How to prevent identity theft in 2019

Over 60 million Americans have been victims of identity theft, with 17 million of those coming in 2017 alone. This staggering statistic shows just how much of a threat people face daily.

And, while it may not be possible to completely insulate yourself from identity theft, it’s wise to take precautions to help reduce the risk of it happening. For example, by choosing the best locking mailbox for extra security.

Identity theft occurs when a person uses someone else’s identity – usually for financial advantage. Crimes perpetrated by identity thieves include, but aren’t limited to, credit card fraud, phone or utility fraud, bank fraud, and employment or tax-related fraud.

Issues caused by these crimes often cause significant discomfort for the person whose identity was stolen and can take very long to resolve. So it’s important to be careful with sensitive information. Here are a few tips to protect yourself for identity theft.

1) Protect your mobile devices

While connectivity has a lot of advantages, there are also some downsides to it. One of it is that you can be more vulnerable to identity theft if you’re not very vigilant. Some of the steps to take to protect your identity when using your mobile devices are:

  • Use passwords that are difficult to guess. Despite how frequently this is said, the number of people still use easy-to-guess passwords. It can easily expose you to malevolent people online.
  • Use two-step identification when necessary.
  • Turn Bluetooth off when it’s not in use.
  • Keep your software updated. Updated software usually has fixes that weren’t present in the previous software.
  • Be careful when downloading an application. Some may contain malware that can obtain your personal information. The rule of thumb is usually to only download from trusted sources.
  • Don’t give important information like your credit card number to sites that aren’t recognized for safety.

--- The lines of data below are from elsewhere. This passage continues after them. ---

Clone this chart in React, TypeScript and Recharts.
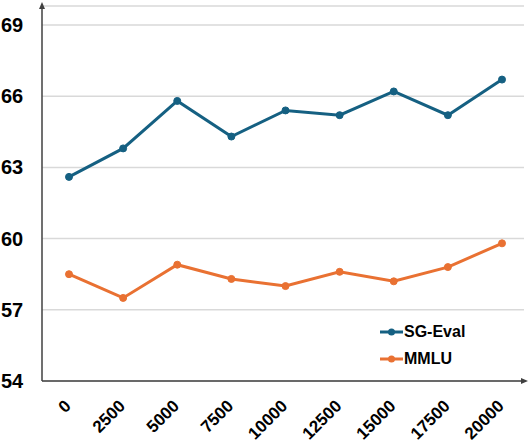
import React from 'react'
import { LineChart, Line, XAxis, YAxis, CartesianGrid, Legend } from 'recharts'

const steps = ['0', '2500', '5000', '7500', '10000', '12500', '15000', '17500', '20000']
const sgEval = [62.6, 63.8, 65.8, 64.3, 65.4, 65.2, 66.2, 65.2, 66.7]
const mmlu = [58.5, 57.5, 58.9, 58.3, 58.0, 58.6, 58.2, 58.8, 59.8]
const yTicks = [54, 57, 60, 63, 66, 69]
const seriesNames = ['SG-Eval', 'MMLU']

const BLUE = '#156082'
const ORANGE = '#E97132'
const FONT = '"Liberation Sans", Arial, sans-serif'

const data = steps.map((step, i) => ({ step, sgEval: sgEval[i], mmlu: mmlu[i] }))

const YTick = ({ y, payload }: any) => (
  <text x={1} y={y} dy={7} textAnchor="start" fontSize={20} fontWeight={700} fontFamily={FONT} fill="#000">
    {payload.value}
  </text>
)

const XTick = ({ x, y, payload }: any) => (
  <text
    x={x + 3}
    y={y + 18}
    textAnchor="end"
    fontSize={17}
    fontWeight={700}
    fontFamily={FONT}
    fill="#000"
    transform={`rotate(-45, ${x + 3}, ${y + 18})`}
  >
    {payload.value}
  </text>
)

const LegendContent = ({ payload }: any) => {
  const items = [...(payload || [])].sort(
    (a: any, b: any) => seriesNames.indexOf(a.value) - seriesNames.indexOf(b.value)
  )
  return (
    <div style={{ fontFamily: FONT, fontSize: 16, fontWeight: 700 }}>
      {items.map((p: any) => (
        <div key={p.value} style={{ display: 'flex', alignItems: 'center', height: 27 }}>
          <svg width={23} height={10} style={{ marginRight: 1 }}>
            <line x1={0} y1={5} x2={23} y2={5} stroke={p.color} strokeWidth={3} />
            <circle cx={11.5} cy={5} r={3.5} fill={p.color} />
          </svg>
          <span>{p.value}</span>
        </div>
      ))}
    </div>
  )
}

export default function App() {
  return (
    <div style={{ position: 'absolute', left: 0, top: 0, width: 530, height: 446, background: '#fff' }}>
      <svg width={0} height={0} style={{ position: 'absolute' }}>
        <defs>
          <marker id="axisArrow" markerUnits="userSpaceOnUse" markerWidth={8} markerHeight={8} refX={3} refY={3} orient="auto-start-reverse">
            <path d="M0,0 L7,3 L0,6 z" fill="#404040" />
          </marker>
        </defs>
      </svg>
      <LineChart width={530} height={446} data={data} margin={{ top: 6, right: 6, bottom: 0, left: 0 }}>
        <CartesianGrid horizontal vertical={false} stroke="#d9d9d9" strokeWidth={1.5} />
        <XAxis
          dataKey="step"
          height={65}
          padding={{ left: 27, right: 22 }}
          interval={0}
          tickLine={false}
          axisLine={{ stroke: '#404040', strokeWidth: 1.5, markerEnd: 'url(#axisArrow)' }}
          tick={<XTick />}
        />
        <YAxis
          width={42}
          domain={[54, 69.8]}
          ticks={yTicks}
          allowDataOverflow
          tickLine={false}
          axisLine={{ stroke: '#404040', strokeWidth: 1.5, markerStart: 'url(#axisArrow)' }}
          tick={<YTick />}
        />
        <Legend
          layout="horizontal"
          align="center"
          verticalAlign="middle"
          content={<LegendContent />}
          wrapperStyle={{ position: 'absolute', left: 380, top: 318, width: 120 }}
        />
        <Line
          dataKey="sgEval"
          name="SG-Eval"
          stroke={BLUE}
          strokeWidth={3}
          dot={{ r: 3.5, fill: BLUE, stroke: BLUE, strokeWidth: 1 }}
          activeDot={false}
          isAnimationActive={false}
        />
        <Line
          dataKey="mmlu"
          name="MMLU"
          stroke={ORANGE}
          strokeWidth={3}
          dot={{ r: 3.5, fill: ORANGE, stroke: ORANGE, strokeWidth: 1 }}
          activeDot={false}
          isAnimationActive={false}
        />
      </LineChart>
    </div>
  )
}
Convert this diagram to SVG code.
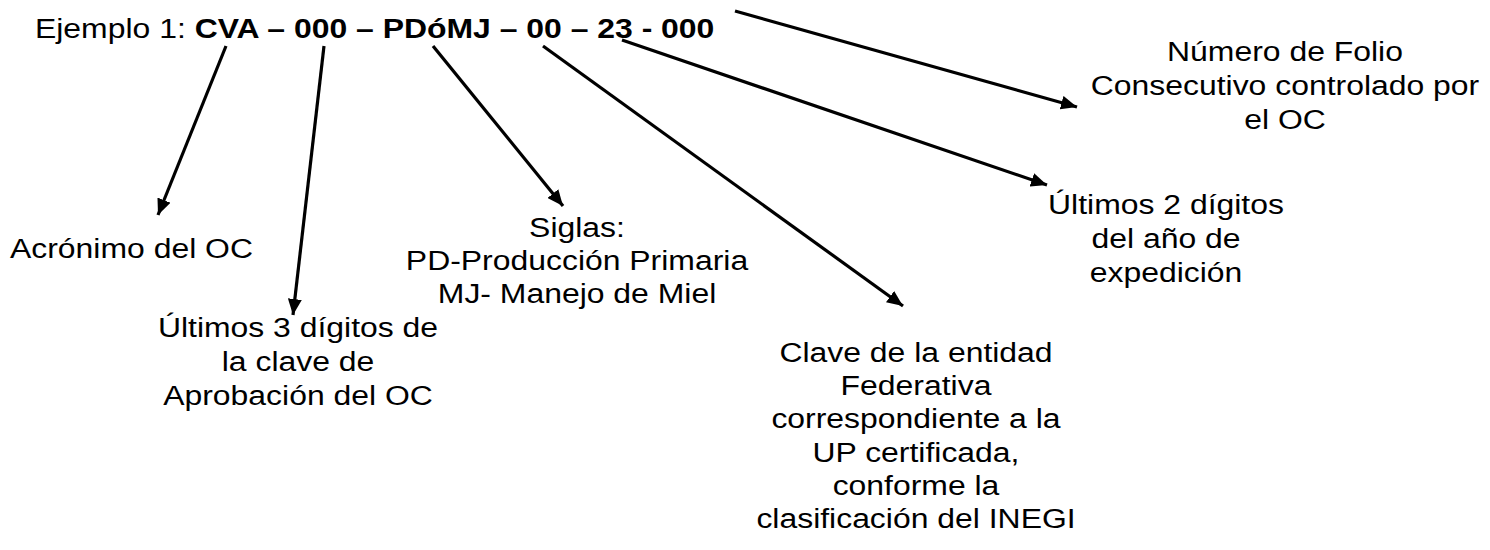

Also note that when you use public Wi-Fi, your activity may be compromised. Avoid giving sensitive information when using public Wi-Fi.

2) Guard your social security number

This is the most critical information you can give out, so make sure that when you do, it’s to a trustworthy person or corporation. Your social security number can unlock all your personal data and give someone else access to all your records: health, tax, education, etc.

If you have to give out your social security number, make sure to be aware of the steps being taken to protect the information. Don’t carry your card around with you.

3) Monitor your mail

Mail theft is one of the easiest ways criminals gain access to a person’s identity. Secure mailbox systems provide an added layer of protection which makes them safer than regular mailbox systems.

You can also try having your mail held when you’re out of town. Signing up for informed delivery through USPS gives you the opportunity to preview your mail, so you can know if anything is missing.

4) Make use of a shredder

Whenever you have to deal with sensitive information in print, make sure to shred it afterward. Credit card and bank statements are prime examples of documents to be destroyed.

5) Monitor your credit reports and financial statement

You’re entitled to a free credit report once a year from all three major credit reporting bureaus, so you can easily monitor your credit reports by requesting them quarterly. You can also pay a token to request it at any time of the year.

Also, make sure to monitor your financial records, noting every charge. Take note of the due dates of your bills. Call to investigate if they don’t come in when expected.